Weave a Murderous Web has plenty to keep the reader engaged as Jane digs in her heels, determined to get to the truth. Witty dialogue, supported by great writing and some understated humor, makes this book not only a must-read – but also a darned good one!

Andrea — June 7, 2016 — 5 Stars

Reviewed By Ruffina Oserio for Readers’ Favorite — June 6, 2016 — 5 Stars

Weave a Murderous Web: A Jane Larson Novel by Kenneth Hicks and Anne Rothman-Hicks is a murder slash thriller slash mystery novel that took me by surprise. I was surprised to find the book more than interesting and to be proven wrong about my conviction that two authors can’t write a beautiful story. A case that starts as a pro bono, a simple favor to a friend, soon becomes a complicated investigation involving lies, drugs, and murder and is certainly one to reckon with. After lawyer Mark Samuel’s murder, Jane’s friend, Francine, asked her to check if there is anything she can do.
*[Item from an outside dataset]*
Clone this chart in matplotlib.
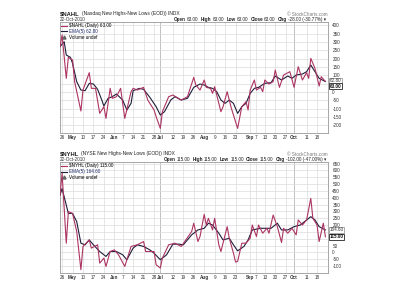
import matplotlib
matplotlib.use('Agg')
import matplotlib.pyplot as plt
from matplotlib.lines import Line2D

plt.rcParams['font.family'] = ['Liberation Sans', 'DejaVu Sans']

# x axis = trading day index, 23-Apr-2010 (0) .. 22-Oct-2010 (127)
tick_pos = [1, 6, 11, 16, 21, 26, 30, 35, 40, 45, 48, 54, 59, 64, 69, 74, 79, 84,
            91, 94, 98, 103, 108, 112, 118, 123]
tick_lbl = ['26', 'May', '10', '17', '24', 'Jun', '7', '14', '21', '28', 'Jul', '12',
            '19', '26', 'Aug', '9', '16', '23', 'Sep', '7', '13', '20', '27', 'Oct',
            '11', '18']
months = ['May', 'Jun', 'Jul', 'Aug', 'Sep', 'Oct']
quarter_lbl = ['Jul', 'Oct']

# $NAHL daily
nahl_day = [0, 1, 3, 4, 6, 7, 10, 11, 14, 15, 17, 19, 21, 22, 24, 25, 27, 29, 31, 34,
            35, 37, 40, 42, 45, 46, 48, 49, 52, 54, 58, 61, 64, 65, 67, 69, 70, 72, 73,
            74, 77, 78, 80, 82, 85, 87, 89, 90, 91, 93, 94, 96, 97, 98, 100, 102, 103,
            105, 107, 110, 112, 114, 116, 118, 119, 120, 122, 124, 125, 127]
nahl_val = [272, 342, 82, 208, 192, 62, -114, 12, 116, 22, 22, -128, -88, -158, 22, -38,
            -28, 22, -158, 2, 22, 12, 28, -48, -108, -148, -218, -118, -28, -18, -48,
            -28, 88, 42, 12, 72, 28, 22, -8, 32, -118, -88, 2, -98, -218, -88, -58,
            -108, 12, 72, 12, 28, 2, 72, 48, 62, 132, 28, 102, 122, 28, 152, 72, 116,
            82, 202, 142, 36, 92, 63]
# $NAHL EMA(5)
nahl_ema_day = [0, 2, 3, 5, 6, 8, 10, 12, 14, 16, 18, 20, 21, 23, 25, 27, 30, 32, 34, 35,
                38, 40, 43, 46, 48, 50, 53, 55, 58, 61, 64, 67, 69, 71, 73, 75, 77, 79,
                81, 83, 85, 87, 89, 91, 93, 95, 98, 101, 103, 106, 109, 111, 113, 116,
                118, 120, 122, 124, 127]
nahl_ema_val = [272, 302, 222, 208, 172, 62, 12, 8, 52, 48, 16, -48, -84, -38, -28, -12,
                -48, -108, -68, 8, 22, 16, -32, -88, -138, -118, -48, -28, -48, -38, 28,
                48, 42, 28, 22, 2, -48, -68, -48, -68, -128, -88, -68, -8, 22, 28, 52, 56,
                96, 72, 96, 82, 102, 108, 122, 162, 122, 82, 63]

# $NYHL daily
nyhl_day = [0, 1, 3, 4, 6, 8, 10, 11, 14, 15, 18, 19, 21, 22, 24, 26, 28, 31, 34, 37,
            40, 41, 45, 46, 48, 49, 52, 55, 58, 63, 64, 66, 67, 69, 70, 71, 73, 74, 76,
            77, 80, 81, 83, 84, 85, 87, 89, 91, 92, 94, 95, 97, 99, 100, 102, 104, 106,
            107, 109, 111, 113, 114, 116, 118, 120, 121, 123, 124, 126, 127]
nyhl_val = [420, 580, 68, 299, 286, 153, -126, 44, 92, 32, 56, -78, -41, -102, 7, 19,
            -17, -102, 44, 56, 80, 7, 7, -90, -114, -41, 56, 68, 44, 153, 214, 80, 117,
            279, 201, 250, 165, 250, 56, 7, 189, 104, -5, -70, -65, 68, 68, 104, 201,
            117, 201, 141, 177, 141, 274, 189, 73, 177, 141, 177, 129, 238, 201, 238,
            396, 250, 201, 80, 214, 115]
# $NYHL EMA(5)
nyhl_ema_day = [0, 1, 4, 6, 8, 10, 12, 14, 16, 19, 22, 24, 27, 30, 32, 35, 37, 40, 43,
                45, 48, 51, 54, 57, 59, 63, 66, 69, 71, 73, 76, 78, 81, 83, 85, 88, 90,
                92, 96, 99, 101, 104, 106, 109, 112, 115, 117, 120, 122, 124, 127]
nyhl_ema_val = [420, 468, 286, 286, 226, 68, 56, 92, 56, 7, -29, 7, 7, -17, -53, 32, 56,
                44, 19, -5, -53, -17, 61, 61, 56, 129, 165, 177, 214, 201, 141, 92, 104,
                56, 12, 44, 92, 165, 177, 177, 177, 214, 165, 165, 189, 201, 226, 262,
                238, 189, 165]

RED = '#ad3462'
DARK = '#1e1e3c'
FS = 3.3

W, H = 400, 300
fig = plt.figure(figsize=(4, 3), dpi=100)
fig.patch.set_facecolor('white')


def text_run(x, y, parts, align='left'):
    r = fig.canvas.get_renderer()
    items = []
    for s, size, bold, gap in parts:
        t = fig.text(0, y, s, fontsize=size, fontweight='bold' if bold else 'normal',
                     va='center', color='#222222')
        w = t.get_window_extent(renderer=r).width / W
        items.append((t, w, gap / W))
    total = sum(w + g for _, w, g in items)
    cx = x - total if align == 'right' else x
    for t, w, g in items:
        t.set_x(cx)
        cx += w + g


def panel(rect, sym, name, day, val, eday, eval_, yticks, hidden, ylim, close, ema,
          chg, top_px, ema_off, close_off):
    ax = fig.add_axes(rect)
    ax.set_xlim(0, 128)
    ax.set_ylim(*ylim)
    for p, l in zip(tick_pos, tick_lbl):
        c = '#a8a8a8' if l in quarter_lbl else '#dcdcdc'
        ax.axvline(p, color=c, lw=0.5, zorder=0)
    for v in yticks:
        ax.axhline(v, color='#dcdcdc', lw=0.5, zorder=0)
    ax.plot(eday, eval_, color=DARK, lw=0.8, zorder=3)
    ax.plot(day, val, color=RED, lw=0.8, zorder=4)

    ax.set_xticks(tick_pos)
    ax.set_xticklabels(tick_lbl)
    for t in ax.get_xticklabels():
        t.set_fontsize(FS)
        if t.get_text() in months:
            t.set_fontweight('bold')
    ax.set_yticks(yticks)
    ax.set_yticklabels(['' if v in hidden else str(v) for v in yticks])
    ax.yaxis.tick_right()
    ax.tick_params(axis='both', length=0, labelsize=FS, colors='#333333')
    ax.tick_params(axis='x', pad=2)
    ax.tick_params(axis='y', pad=3.5)
    for s in ax.spines.values():
        s.set_color('#999999')
        s.set_linewidth(0.6)

    # header
    y1 = 1 - top_px / H
    y2 = 1 - (top_px + 5.3) / H
    text_run(rect[0], y1, [(sym, 4.2, True, 2), (name, 3.5, False, 0)])
    fig.text(rect[0], y2, '22-Oct-2010', fontsize=FS, va='center', color='#333333')
    fig.text(rect[0] + rect[2], y1, '\u00a9 StockCharts.com', fontsize=FS,
             va='center', ha='right', color='#777777')
    text_run(rect[0] + rect[2], y2,
             [('Open', FS, True, 1), (close, FS, False, 2.5),
              ('High', FS, True, 1), (close, FS, False, 2.5),
              ('Low', FS, True, 1), (close, FS, False, 2.5),
              ('Close', FS, True, 1), (close, FS, False, 2.5),
              ('Chg', FS, True, 1), (chg + ' \u25be', FS, False, 1)], align='right')

    handles = [Line2D([], [], color=RED, lw=0.8),
               Line2D([], [], color=DARK, lw=0.8),
               Line2D([], [], color='#666666', marker='^', ms=2.2, lw=0)]
    labels = [sym + ' (Daily) ' + close, 'EMA(5) ' + ema, 'Volume undef']
    leg = ax.legend(handles, labels, loc='upper left', fontsize=FS, frameon=False,
                    handlelength=1.3, handletextpad=0.5, labelspacing=0.15,
                    borderaxespad=0.15, borderpad=0.1)
    leg.get_texts()[1].set_color('#1e2a6a')

    # last value boxes
    ax.annotate(ema, xy=(1.0, float(ema)), xycoords=('axes fraction', 'data'),
                xytext=(1.5, ema_off), textcoords='offset points', fontsize=FS,
                va='center', ha='left', color='#333333', annotation_clip=False,
                bbox=dict(boxstyle='square,pad=0.15', fc='white', ec='#888888', lw=0.5))
    ax.annotate(close, xy=(1.0, float(close)), xycoords=('axes fraction', 'data'),
                xytext=(1.5, close_off), textcoords='offset points', fontsize=FS,
                fontweight='bold', va='center', ha='left', color='#111111',
                annotation_clip=False,
                bbox=dict(boxstyle='square,pad=0.15', fc='white', ec='#222222', lw=0.6))
    return ax


panel([60 / W, 1 - 132.7 / H, 267.5 / W, 110.7 / H], '$NAHL',
      '(Nasdaq New Highs-New Lows (EOD)) INDX', nahl_day, nahl_val, nahl_ema_day,
      nahl_ema_val, list(range(-200, 401, 50)), [50], (-244, 420), '63.00', '62.80',
      '-28.00 (-30.77%)', 14, 0.6, -3.4)
panel([60 / W, 1 - 272.7 / H, 267.5 / W, 110.4 / H], '$NYHL',
      '(NYSE New Highs-New Lows (EOD)) INDX', nyhl_day, nyhl_val, nyhl_ema_day,
      nyhl_ema_val, list(range(-100, 651, 50)), [100, 150], (-148, 660), '115.00',
      '164.60', '-102.00 (-47.00%)', 154, 0.0, 0.0)

fig.savefig('out.png', dpi=100, facecolor='white')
When she starts investigating, awful things start happening and people get killed, and it seems like the danger only gets closer. Now she knows she must find out who is behind the killings quickly as her life is on the line. Yes, everything suggests she could be the next victim.

The action is breathtaking and the writing beautiful. Weave a Murderous Web: A Jane Larson Novel is a story that reminds me of the characters of John Grisham’s Gray Mountain, and the two authors, Kenneth Hicks and Anne Rothman-Hicks, seem to have done their homework pretty well before casting their characters. Jane Larson is the kind of character that will be loved by many readers, an intelligent woman with a sharp wit, driven and facing dangers in the name of truth. The plot is well thought out and masterfully executed, laced with numerous surprises to keep readers turning the pages. This is one of those books that should occupy an enviable place in your shelf if you are into fast-paced thrillers and compelling investigative stories. Jane Larson is the kind of interesting character that readers will stick with for long.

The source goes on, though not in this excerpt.